The company manufactured sawmill machinery, including circular ripsaws, lumber trimmers, gang edgers, and gang lath mills.

Information Sources

  • This company was assigned an 1873 patent for a circular ripsaw used for edging lumber. One of its features is heated feedrolls, "so as to prevent them from clogging from pitch or ice." The same inventor, William G. Caldwell, had an 1875 patent for a "relishing machine" that was not assigned.

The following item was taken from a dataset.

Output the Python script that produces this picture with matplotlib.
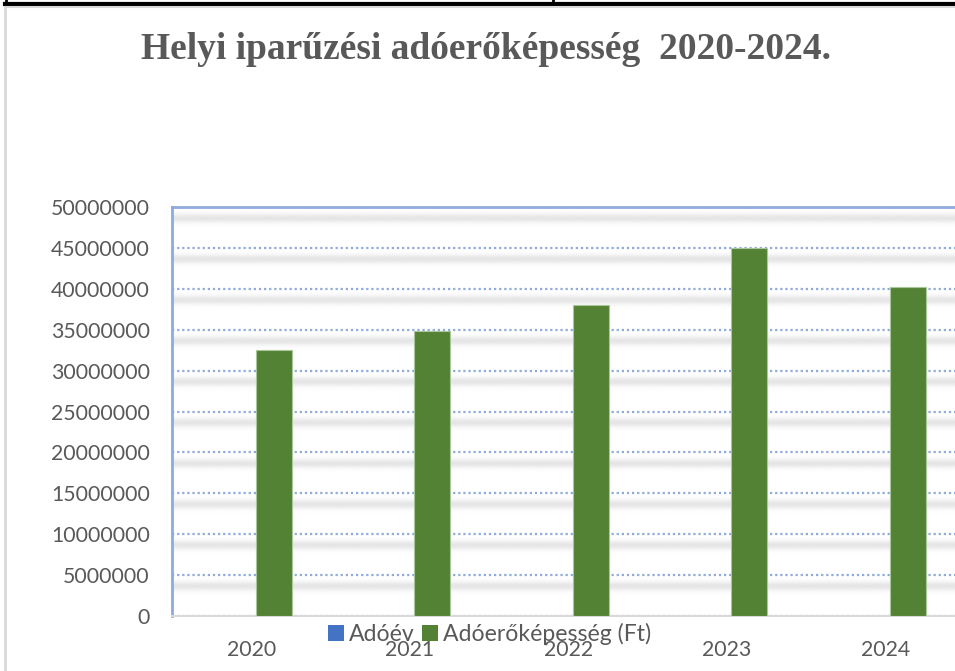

  • 1875 Polk's Michigan State Gazetteer and Business Directory mentions, in its summary of Three Rivers, "the Three Rivers Manufacturing Company, with a capital stock of $50,000. This company are running a foundry and machine shop, and making a specialty of an elevated railroad sawing machine, a parallel gang edger and a gang lath mill..." The company listing simply says, "O F Bean pres and treas, D W Shaw, sec."
  • The 1877 book, History of St. Joseph County, Michigan. "In 1866 the Three Rivers Manufacturing Company built their furnace and machine shop, L. B. Swarthout, general manager, and William Swarthout, treasurer. The works are still in operation."
  • 1877-02-10 Journal of the Senate of the State of Michigan has a table of businesses registered in the state. Three Rivers Manufacturing Co., of Three Rivers, was founded for the purpose of "Machine, foundry, and general manufacturing business." Unfortunately the table does provide registration dates.
  • 1881 Michigan State Gazetteer and Business Directory lists "Three Rivers Mnfg Co (Capital $50,000, George A Jackson Pres, L B Swartwout Sec, W B Swartwout Treas, L S Hogeboom Supt, Founders and Machinists, Mnfrs of Mill Machinery".
  • The 1889 District-Court lawsuit Densmore v. Three Rivers Mfg. Co. describes a contract made 1874-03-21 between J. Allen and J. Kelsey, with the Three Rivers Manufacturing Co. where the latter licensed from the former the right to manufacture the lath machine of patent 146,632; the complainant, Densmore, believed to be Edwin Densmore of Grand Rapids, was also a licensee. The basis of the agreement with Three Rivers Mfg. Co. was a payment of $30 royalty on each machine sold. Three Rivers Mfg. Co. also agreed to supply lath mills to Allen and Kelsey at $150 each. The complainant alleged that Three Rivers Mfg. Co. had not fulfilled its part of the contract and therefore the contract was voided. The court demurred with that conclusion and also said that they did not have jurisdiction to decide whether or not the terms of the agreement had been breached; such a conclusion was the jurisdiction of a state court.
  • According to the July, 1922 Three Rivers, Michigan—Historical and Pictorial City Directory, in 1866, "Lorenzo Swartwout came to Michigan. The Swartwouts established the Three Rivers Manufacturing Company."
  • The 1922 publication, Michigan Historical Collections, Vol. XXXVIII, in an article titled, "Extracts from history of Three Rivers," by M. H. Bumphrey: "In 1868 the Three Rivers Manufacturing Company established a foundry and machine shop on the plant built by Caldwell, Twichell & Company, and later became known as the Swartwout building."
  • the findagrave.com page on Lorenzo B. Swartwout provides a brief biography. He was born in New York City in 1818 and died in Three Rivers in 1888. Willard B. Swartwout (1857-1914) was a son.